The 2005 election of Iran’s first "new right" was a boon for the Principlists, particularly Iran’s Hezbollahis, who had never before tasted real power. But over his two terms, Ahmadinejad went from the Principlists’ ally to the thorn in their side. During his second term the rogue president arguably became a greater nemesis to them than the Reformists they originally set out to fight.

The president shunned power-sharing overtures from the people who facilitated his rise and by 2007 was firing anyone he could that threatened him. Most of these people had personal or professional links to Khamenei. Espousing Iranian nationalism, Third-Worldism, social justice, religious romanticism or whatever position du jour served his purposes, Ahmadinejad managed to annoy the sensibilities of almost every political constituency in the country.

In his second term, after Khamenei controversially entered the political fray to publically back his president amid protests calling foul on his 2009 re-election, Ahmadinejad finally alienated what remained of the Principlist camp. His perceived troublemaking came to a head when he made a play to control the Intelligence Ministry by sacking Minister Heydar Moslehi, forcing Khamenei again to enter the messy world of politics and issue a rare order to override the president’s decision.

“He went independent. It was close to a coup,” said Posch. “He nearly got control over the Intelligence Ministry and was outsmarting and outmaneuvering the command of the IRGC. With these elements together he would have enough power to sideline others.

The 2013 election demonstrates just what both Ahmadinejad and his former brethren the Principlists have become to Iran’s electorate, which has always tended toward reform. Plagued by infighting, moderate Principlist factions will seek to join the apparatus of Rouhani’s new administration, while the radicals will be left to attack the government from the right.

“Ansar-Hezbollah [the only formal Hezbollahi party] will reformulate its position around poverty,” predicted Posch. “They will use the language of the Islamic class struggle in order to intimidate the government and will make an issue out of underdevelopment.”

Khalaji believes the remaining Hezbollahis will try to sabotage government efforts at rapprochement with the five permanent members of the UN Security Council plus Germany (the P5+1) over Iran’s nuclear program.
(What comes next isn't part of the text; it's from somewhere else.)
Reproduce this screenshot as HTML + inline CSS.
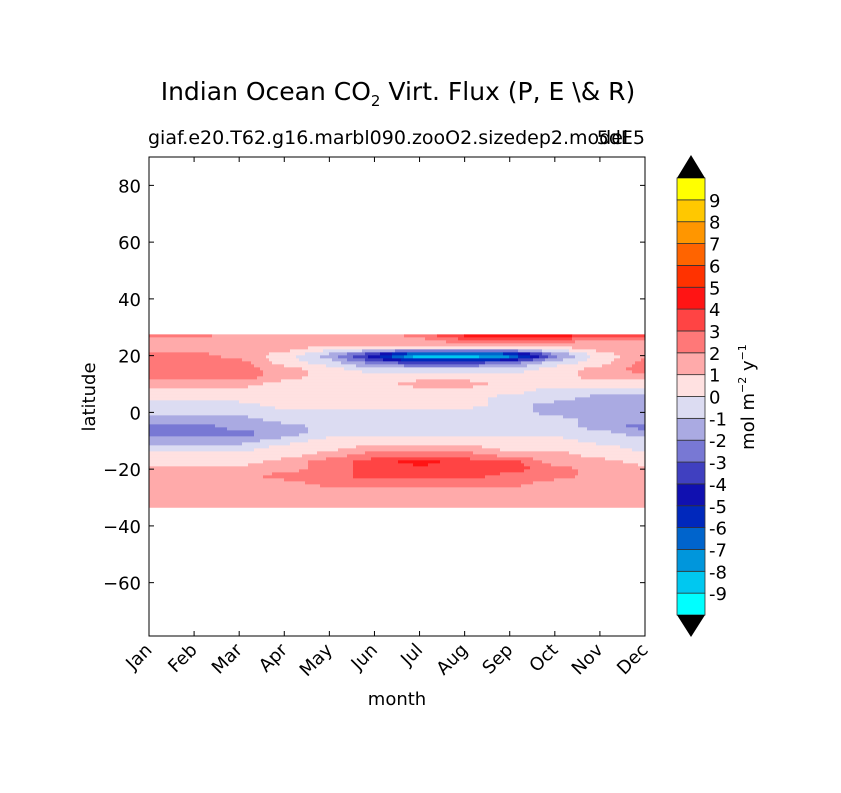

He cites the aborted 2010 nuclear fuel-swap deal and Velayati’s secret nuclear deal with former French president Nicolas Sarkozy as examples of hard-liners scuppering chances for nuclear settlement between Iran and the West. “There is a long precedent of sabotage in Iran,” said Khalaji.

Despite the fracturing of the Principlists, the Reformists are unlikely to gain significant ground in the short term to implement their agenda of political development, democratization and improvement for civil liberties and press freedom. There are two reasons for this.

First, since the end of Khatami’s presidency in 2005, they themselves have lurched to the right by backing presidential candidates from the center out of the not-unfounded fear that the Guardian Council would block openly Reformist candidates. Their 2009 presidential candidate, Mir-Hossein Mousavi, was far from a bona fide Reformist and Rouhani, their man this time round, is a backroom operator with close ties to Iran’s intelligence and security services who has never openly supported their causes.

Second, after the problems Khamenei faced with Ahmadinejad asserting his own agenda, he likely sought to engineer, as best he could, the election of a president who will be pliant to his own demands. It seems likely that Rouhani will, first and foremost, execute the supreme leader’s economic, political and social agendas, many of which run counter to those of the Reformist camp.

Rouhani knows that the Iranian president can affect change in the country, but he will also be acutely aware that though he was the choice of the people, his boss, the supreme leader, is the choice of God.